One chapter of Living in the End Times demonstrates the problem that the Utopias project faces: the gravity of Marxism. The chapter is a comprehensive critique of traditional Marxist perspectives and the engagement with traditional Marxist perspectives of Alain Badiou and the Frankfurt School.
The extremely intense Max Horkheimer |
Zizek’s basic idea is that the concept of instrumental reason is an incomplete critique of how our society works. The legacy of Martin Heidegger is the problem here. For all of Heidegger’s reputation for difficulty and complexity, when you look past all the possibilities for purely technical/historical criticism regarding his appropriations and interpretations of various philosophers,* his philosophy amounts to a critique of the vision of the world as existing as a potential resource. When we look at the world today, says Heidegger, we understand it only in terms of things that we can use. The Frankfurt School writers like Max Horkheimer, Theodor Adorno, and Herbert Marcuse, understood this in terms of humanity’s one-dimensionality. We were no longer even able to critique ourselves, because instrumentality, use-value, was our only framework left for understanding the world.**
* The academic paper of the form “X’s understanding of Y” is very easy to write and publish in a contemporary specialist journal. All you have to do is compare and contrast X’s interpretation of Y with that of several prominent contemporary specialized scholars of Y. I’ve read these papers, and they tend to amount to quibbling, with very little philosophical creativity. The prevalence of this attitude among so many journal reviewers I’ve encountered over the last few years is why I want to concentrate on writing books for my philosophical work instead.

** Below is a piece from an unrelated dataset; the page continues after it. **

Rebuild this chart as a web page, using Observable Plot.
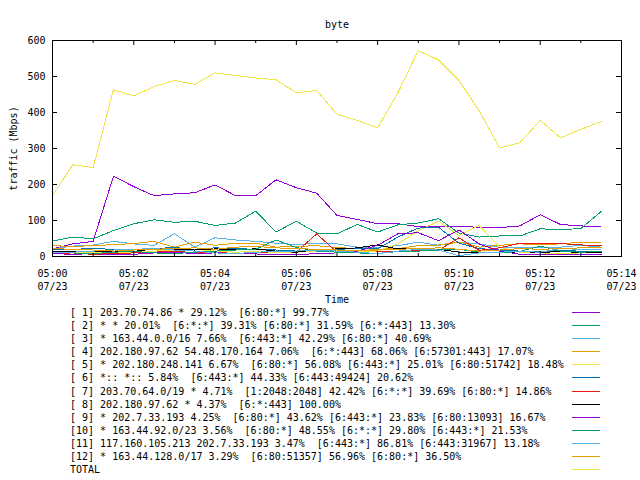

** If our supposed one-dimensionality makes critique impossible, then why were Horkheimer and friends able to write their critical books? A cheap shot, but a fun shot to make.
My own perspective on the Frankfurt School authors is complicated. I’ve explored a little Marcuse and the basics of Adorno, but I’ve largely kept my distance in the past. I think this is because I’ve met too many people who worship Adorno, and slavishly parrot his views, ideas, and terminology without fully understanding them. As well, the amount of secondary material that has been produced about them is so massive that it’s become intimidating. I feel as though the only way I’d be able to speak with legitimacy about them is to study them and the works about them to the exclusion of everything else. If the Utopias project will require any one skill, it’ll be learning how to take in a wide scope of philosophical ideas and texts while maintaining the credibility for my discussion to be taken seriously.
Zizek’s critique is that conceiving of humanity as one-dimensional is too one-dimensional, putting the blame for the inevitable collapse of the Enlightenment dream and social revolution on a fundamental and inescapable feature of human nature. Even Heidegger himself didn’t think instrumental reason was necessary to humanity, just an enormously dominant feature of thought in our civilization. The real phenomena of totalitarianism, the exploitive features of mass-scale capitalism, and the injustices of colonial military-economic expansion are too complicated to reduce to a single cause or underlying framework of thought. And because the phenomena of oppression are so complicated in their generation, structure, and development, they can also be sabotaged, critiqued, and fought in equally complicated ways.
For someone who describes himself as a pessimist, Zizek is very good at arguing against pessimism.